**Brief**
The required output is a word-for-word copy of the lines from the line bearing "What Apache ECharts" through the line bearing "const fontFamily = 'DejaVu Sans';", inclusive, and no other lines.

**Provided information**
****************************************
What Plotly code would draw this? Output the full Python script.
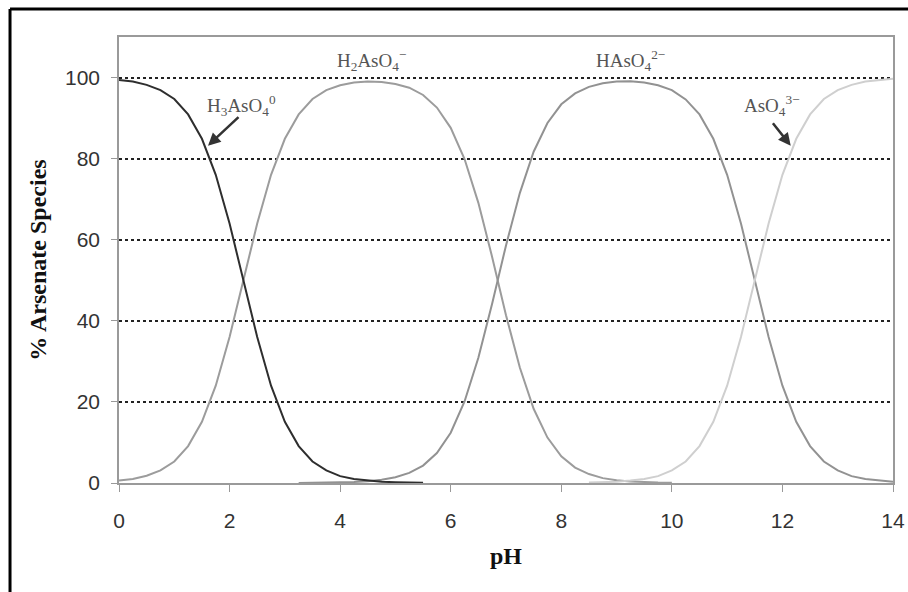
****************************************
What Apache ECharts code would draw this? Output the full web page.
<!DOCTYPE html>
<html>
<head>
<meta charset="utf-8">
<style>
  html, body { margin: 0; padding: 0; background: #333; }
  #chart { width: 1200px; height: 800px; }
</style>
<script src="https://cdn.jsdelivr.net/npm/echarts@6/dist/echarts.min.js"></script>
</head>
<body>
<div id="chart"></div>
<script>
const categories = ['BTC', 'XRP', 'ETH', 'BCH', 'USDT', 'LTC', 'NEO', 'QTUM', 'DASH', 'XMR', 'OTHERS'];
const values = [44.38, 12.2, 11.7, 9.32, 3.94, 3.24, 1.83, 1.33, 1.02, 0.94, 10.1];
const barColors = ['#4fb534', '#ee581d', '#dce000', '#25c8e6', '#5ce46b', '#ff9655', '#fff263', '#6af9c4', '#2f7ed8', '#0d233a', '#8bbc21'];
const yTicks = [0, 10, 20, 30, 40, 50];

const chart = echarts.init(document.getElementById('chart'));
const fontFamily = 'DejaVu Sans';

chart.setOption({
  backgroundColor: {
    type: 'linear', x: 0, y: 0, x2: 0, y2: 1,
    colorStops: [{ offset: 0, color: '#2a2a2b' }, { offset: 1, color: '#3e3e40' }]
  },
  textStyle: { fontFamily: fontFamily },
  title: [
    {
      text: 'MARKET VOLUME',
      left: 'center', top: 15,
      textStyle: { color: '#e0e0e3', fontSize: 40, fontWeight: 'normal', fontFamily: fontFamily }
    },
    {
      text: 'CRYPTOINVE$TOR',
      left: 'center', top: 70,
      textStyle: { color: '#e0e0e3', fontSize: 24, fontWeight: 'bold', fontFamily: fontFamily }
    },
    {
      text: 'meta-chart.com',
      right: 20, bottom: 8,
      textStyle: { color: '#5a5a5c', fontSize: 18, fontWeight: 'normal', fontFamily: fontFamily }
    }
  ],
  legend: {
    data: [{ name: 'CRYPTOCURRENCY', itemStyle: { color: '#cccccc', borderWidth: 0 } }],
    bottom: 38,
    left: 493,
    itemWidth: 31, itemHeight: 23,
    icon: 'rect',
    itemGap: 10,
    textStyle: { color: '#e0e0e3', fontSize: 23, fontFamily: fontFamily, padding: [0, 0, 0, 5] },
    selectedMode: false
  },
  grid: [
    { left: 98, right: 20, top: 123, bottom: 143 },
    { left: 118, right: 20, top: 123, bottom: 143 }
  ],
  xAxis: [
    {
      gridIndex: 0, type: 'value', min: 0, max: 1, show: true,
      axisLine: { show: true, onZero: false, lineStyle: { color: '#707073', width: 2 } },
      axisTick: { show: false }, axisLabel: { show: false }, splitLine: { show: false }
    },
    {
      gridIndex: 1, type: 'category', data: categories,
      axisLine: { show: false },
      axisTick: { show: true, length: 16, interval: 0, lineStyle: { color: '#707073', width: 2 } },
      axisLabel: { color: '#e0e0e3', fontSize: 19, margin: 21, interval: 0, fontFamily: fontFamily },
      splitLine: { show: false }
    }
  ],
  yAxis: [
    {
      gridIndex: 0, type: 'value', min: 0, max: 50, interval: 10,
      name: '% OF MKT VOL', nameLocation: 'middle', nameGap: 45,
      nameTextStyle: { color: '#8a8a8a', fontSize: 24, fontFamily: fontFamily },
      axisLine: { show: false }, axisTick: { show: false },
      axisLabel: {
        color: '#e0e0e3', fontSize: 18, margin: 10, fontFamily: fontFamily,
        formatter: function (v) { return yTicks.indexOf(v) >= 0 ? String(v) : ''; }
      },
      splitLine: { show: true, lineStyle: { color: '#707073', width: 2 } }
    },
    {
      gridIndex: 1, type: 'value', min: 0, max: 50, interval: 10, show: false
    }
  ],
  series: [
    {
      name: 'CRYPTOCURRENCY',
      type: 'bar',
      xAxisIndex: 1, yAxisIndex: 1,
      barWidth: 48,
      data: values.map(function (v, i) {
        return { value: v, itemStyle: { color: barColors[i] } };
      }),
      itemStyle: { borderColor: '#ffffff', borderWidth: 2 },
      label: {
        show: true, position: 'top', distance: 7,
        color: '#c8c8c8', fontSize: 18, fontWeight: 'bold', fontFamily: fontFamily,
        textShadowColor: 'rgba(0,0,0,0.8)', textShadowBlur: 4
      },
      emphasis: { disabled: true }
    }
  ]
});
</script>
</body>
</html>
****************************************
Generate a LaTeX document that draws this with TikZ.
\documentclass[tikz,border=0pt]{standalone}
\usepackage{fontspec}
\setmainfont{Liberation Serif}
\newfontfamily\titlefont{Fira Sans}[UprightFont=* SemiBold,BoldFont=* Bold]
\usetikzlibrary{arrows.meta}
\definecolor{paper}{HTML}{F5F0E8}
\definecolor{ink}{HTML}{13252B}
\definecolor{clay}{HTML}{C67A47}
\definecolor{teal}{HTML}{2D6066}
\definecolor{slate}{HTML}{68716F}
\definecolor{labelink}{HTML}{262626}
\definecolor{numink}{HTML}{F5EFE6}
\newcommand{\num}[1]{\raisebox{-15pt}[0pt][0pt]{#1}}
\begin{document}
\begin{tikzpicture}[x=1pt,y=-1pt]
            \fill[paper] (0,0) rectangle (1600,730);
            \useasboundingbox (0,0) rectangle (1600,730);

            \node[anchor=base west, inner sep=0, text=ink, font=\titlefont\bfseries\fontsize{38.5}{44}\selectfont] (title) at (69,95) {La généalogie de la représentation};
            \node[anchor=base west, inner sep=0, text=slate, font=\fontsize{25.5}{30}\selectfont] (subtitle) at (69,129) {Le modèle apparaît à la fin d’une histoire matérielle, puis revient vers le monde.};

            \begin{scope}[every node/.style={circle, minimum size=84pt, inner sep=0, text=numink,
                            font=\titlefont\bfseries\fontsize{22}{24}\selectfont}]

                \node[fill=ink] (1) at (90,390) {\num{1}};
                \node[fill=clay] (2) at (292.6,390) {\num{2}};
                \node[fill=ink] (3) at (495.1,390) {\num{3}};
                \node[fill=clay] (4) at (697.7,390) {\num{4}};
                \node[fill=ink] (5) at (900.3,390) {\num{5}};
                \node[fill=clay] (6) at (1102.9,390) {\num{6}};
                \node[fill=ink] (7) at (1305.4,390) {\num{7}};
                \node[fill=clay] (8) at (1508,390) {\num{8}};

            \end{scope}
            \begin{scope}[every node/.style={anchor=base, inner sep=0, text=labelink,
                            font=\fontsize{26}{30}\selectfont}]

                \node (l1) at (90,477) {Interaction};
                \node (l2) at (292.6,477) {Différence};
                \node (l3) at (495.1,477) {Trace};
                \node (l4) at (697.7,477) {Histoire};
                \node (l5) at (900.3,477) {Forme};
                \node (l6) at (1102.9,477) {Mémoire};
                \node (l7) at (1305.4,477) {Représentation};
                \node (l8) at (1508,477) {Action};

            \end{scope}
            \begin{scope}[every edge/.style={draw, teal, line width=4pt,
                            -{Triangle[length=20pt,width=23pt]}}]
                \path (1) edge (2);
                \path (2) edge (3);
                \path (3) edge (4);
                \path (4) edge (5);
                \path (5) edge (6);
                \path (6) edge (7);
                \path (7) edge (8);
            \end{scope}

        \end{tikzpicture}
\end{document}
****************************************
**Complete output**
What Apache ECharts code would draw this? Output the full web page.
<!DOCTYPE html>
<html>
<head>
<meta charset="utf-8">
<style>
  html, body { margin: 0; padding: 0; background: #333; }
  #chart { width: 1200px; height: 800px; }
</style>
<script src="https://cdn.jsdelivr.net/npm/echarts@6/dist/echarts.min.js"></script>
</head>
<body>
<div id="chart"></div>
<script>
const categories = ['BTC', 'XRP', 'ETH', 'BCH', 'USDT', 'LTC', 'NEO', 'QTUM', 'DASH', 'XMR', 'OTHERS'];
const values = [44.38, 12.2, 11.7, 9.32, 3.94, 3.24, 1.83, 1.33, 1.02, 0.94, 10.1];
const barColors = ['#4fb534', '#ee581d', '#dce000', '#25c8e6', '#5ce46b', '#ff9655', '#fff263', '#6af9c4', '#2f7ed8', '#0d233a', '#8bbc21'];
const yTicks = [0, 10, 20, 30, 40, 50];

const chart = echarts.init(document.getElementById('chart'));
const fontFamily = 'DejaVu Sans';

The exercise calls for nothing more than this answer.